Only a partial answer, but will hopefully spur discussion. I ran a heuristic search algorithm that tries to maximize the density over a rectangle of a fixed size with periodic boundary conditions. (Of course, tiling such a rectangle is sufficient to tile the plane, but this excludes any potential aperiodic tilings). The algorithm did recover the 14/15 tiling but did not find any better ones. Two tilings found by the algorithm are shown below, together with their densities. The first one shown is the second-best tiling after the 14/15 one, although it is rather uninteresting in that it it just several copies of that tiling stuck on top of each other, with rows 2 and 3 breaking the pattern. The second one is the best tiling that did not look like an obvious ``rip off" of the 14/15 one, although parts of it still strongly resemble that one.
The algorithm is very simple and I imagine could be improved considerably. Starting from a fixed tiling, it generates a number of new candidate tilings and then updates to the best among the candidate tilings (best in the sense of covering the greatest number of squares). To encourage exploration, there is also a small chance that at any step it will select a random candidate instead. To generate the candidates, I remove up to two randomly-selected tiles, and then try to add in up to two tiles in different locations or in different orientations than the removed tiles.

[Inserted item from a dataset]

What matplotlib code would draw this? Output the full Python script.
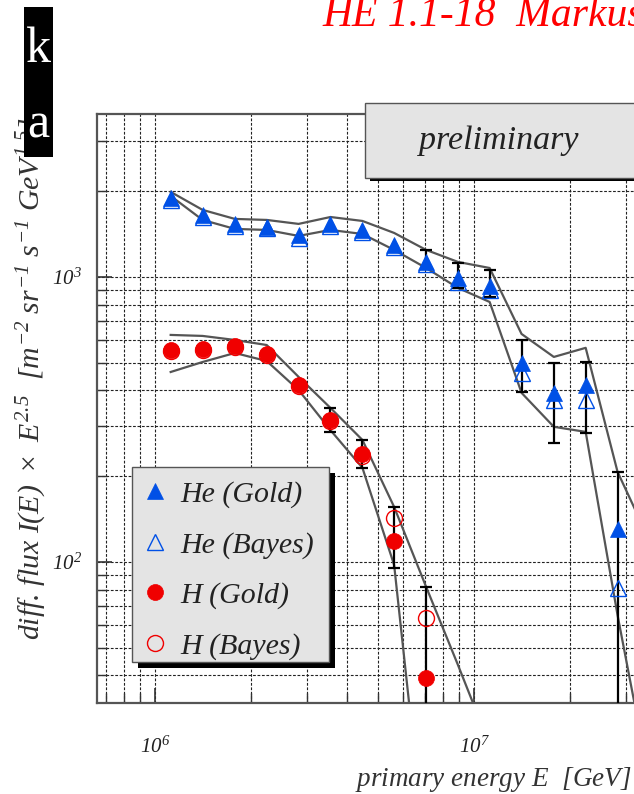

The real difficulty seems to be how to sample the candidates in a good way. As far as I can tell the large and irregular shape of the tiles means that there isn't an obvious way to locally modify a tiling to get another tiling. If there were, then I imagine that MCMC (or the heuristic algorithm above) would work quite well. So if you already have a pretty dense tiling, then it will be hard to move to a very dense tiling without some violent transformation of the tiling, making it difficult to explore the space of tilings.